Both of these articles are relatively vague. They do not actually spell out what states can or should do to fulfill their obligations. Part of the reason for this, is that parties negotiating the CBD did not agree on how far signatories should be obliged to go to protect traditional knowledge.

In the period leading up to 1992, when the CBD was finalized, the idea of protecting traditional knowledge was still new; no one had any fixed ideas about how it should be done. Partly, as a consequence of this ambiguity, the Conference of the Parties to the CBD (COP-CBD) established two Ad Hoc Open Ended Intersessional Working Groups to investigate, among others, the means member states could use 'as appropriate' and 'subject to their own legislation' to protect traditional knowledge.

In May 1998, the Fourth COP-CBD created the Ad Hoc Open Ended Intersessional Working Group on the Implementation of Article 8(j) to advise the Parties on the 'development of legal and other appropriate forms of protection of the knowledge of indigenous and local communities'. In May 2000, the Fifth Conference of the Parties extended the mandate of this working group, and directed it to take steps towards the development of parameters for such legal systems.

The Working Group's mandate was renewed by the Sixth Conference of the Parties (COPVI) in April 2002. In fact, this group's progress has been slow. However, it must be appreciated that the 8 (j) Working Group's mandates is extraordinarily broad, as it attempts to work through largely uncharted territory.
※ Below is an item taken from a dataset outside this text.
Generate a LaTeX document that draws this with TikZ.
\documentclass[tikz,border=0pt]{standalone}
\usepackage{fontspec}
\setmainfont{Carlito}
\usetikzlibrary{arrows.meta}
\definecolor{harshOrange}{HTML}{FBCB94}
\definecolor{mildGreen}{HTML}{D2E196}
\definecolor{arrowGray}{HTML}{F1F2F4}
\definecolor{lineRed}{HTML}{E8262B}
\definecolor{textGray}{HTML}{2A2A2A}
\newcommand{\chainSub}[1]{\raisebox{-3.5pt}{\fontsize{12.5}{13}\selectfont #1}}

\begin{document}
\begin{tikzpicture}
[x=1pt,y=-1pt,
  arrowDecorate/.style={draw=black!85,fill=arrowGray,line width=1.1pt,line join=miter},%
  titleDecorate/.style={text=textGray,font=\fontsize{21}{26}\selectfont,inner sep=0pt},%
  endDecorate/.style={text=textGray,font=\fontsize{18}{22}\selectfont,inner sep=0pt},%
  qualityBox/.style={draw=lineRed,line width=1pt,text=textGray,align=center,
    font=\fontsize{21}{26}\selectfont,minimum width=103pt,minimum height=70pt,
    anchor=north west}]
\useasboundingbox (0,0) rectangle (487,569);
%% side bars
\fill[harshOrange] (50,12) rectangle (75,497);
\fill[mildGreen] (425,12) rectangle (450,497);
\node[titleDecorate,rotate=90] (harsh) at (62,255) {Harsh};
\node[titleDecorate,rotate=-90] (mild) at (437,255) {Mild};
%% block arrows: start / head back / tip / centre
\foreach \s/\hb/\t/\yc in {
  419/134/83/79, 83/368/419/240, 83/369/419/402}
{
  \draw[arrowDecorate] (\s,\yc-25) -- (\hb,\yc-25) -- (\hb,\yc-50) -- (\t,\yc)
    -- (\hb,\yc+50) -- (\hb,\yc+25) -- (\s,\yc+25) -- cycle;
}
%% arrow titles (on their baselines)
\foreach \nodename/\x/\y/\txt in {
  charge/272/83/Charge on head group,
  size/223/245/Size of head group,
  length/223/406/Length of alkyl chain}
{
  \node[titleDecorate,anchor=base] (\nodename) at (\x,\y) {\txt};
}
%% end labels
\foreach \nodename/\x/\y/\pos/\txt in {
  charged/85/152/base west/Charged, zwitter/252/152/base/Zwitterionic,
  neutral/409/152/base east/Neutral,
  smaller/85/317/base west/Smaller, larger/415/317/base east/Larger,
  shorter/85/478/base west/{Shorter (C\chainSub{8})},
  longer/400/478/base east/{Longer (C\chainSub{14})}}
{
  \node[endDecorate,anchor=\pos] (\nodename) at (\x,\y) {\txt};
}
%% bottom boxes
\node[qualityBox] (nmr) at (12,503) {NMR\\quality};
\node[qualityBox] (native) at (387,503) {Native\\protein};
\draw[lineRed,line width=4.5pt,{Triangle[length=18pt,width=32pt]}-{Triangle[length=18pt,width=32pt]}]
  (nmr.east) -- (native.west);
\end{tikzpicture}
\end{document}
Furthermore, its very existence is an important stage in the potential evolution of a better defined international norm for the protection of traditional knowledge.
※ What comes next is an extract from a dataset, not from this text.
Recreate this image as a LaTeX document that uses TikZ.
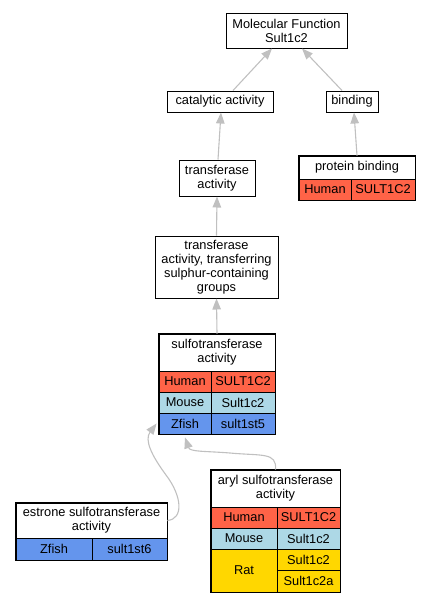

In October 2001, the Ad Hoc Open Ended Working Group on Access and Benefit Sharing created the draft Bonn Guidelines. This was for State Parties developing national legislation to regulate access to genetic resources and benefit sharing. A variation of these guidelines was adopted by the COP VI in April 2002 through Decision VI/24.

Though they are not binding, they still have great potential for influencing the way countries develop their access laws. Among others, the Bonn Guidelines recommend that 'respecting established legal rights of indigenous and local communities associated with the genetic resources being accessed or where traditional knowledge associated with these genetic resources is being accessed, the prior informed consent of indigenous and local communities and the approval and involvement of the holders of traditional knowledge, innovations and practices should be obtained, in accordance with their traditional practices, national access policies and subject to domestic laws.'

This is significant, because the CBD does not explicitly state that it is necessary to get the PIC of constituent communities. It has been argued that the requirement to obtain such consent is implicit in the text of the Convention; nonetheless, it is not an explicit requirement. Consequently, it could be argued that the Bonn Guidelines go one step further than the CBD in this regard. In other words, they offer an interpretation of the CBD that clarifies an outstanding ambiguity.

Furthermore, COP VI recommended that state parties should include, in their national laws, requirements for parties to provide the origin of genetic resources and traditional knowledge used when developing innovations over which they seek IP rights (Decisions VI/10 and I/24).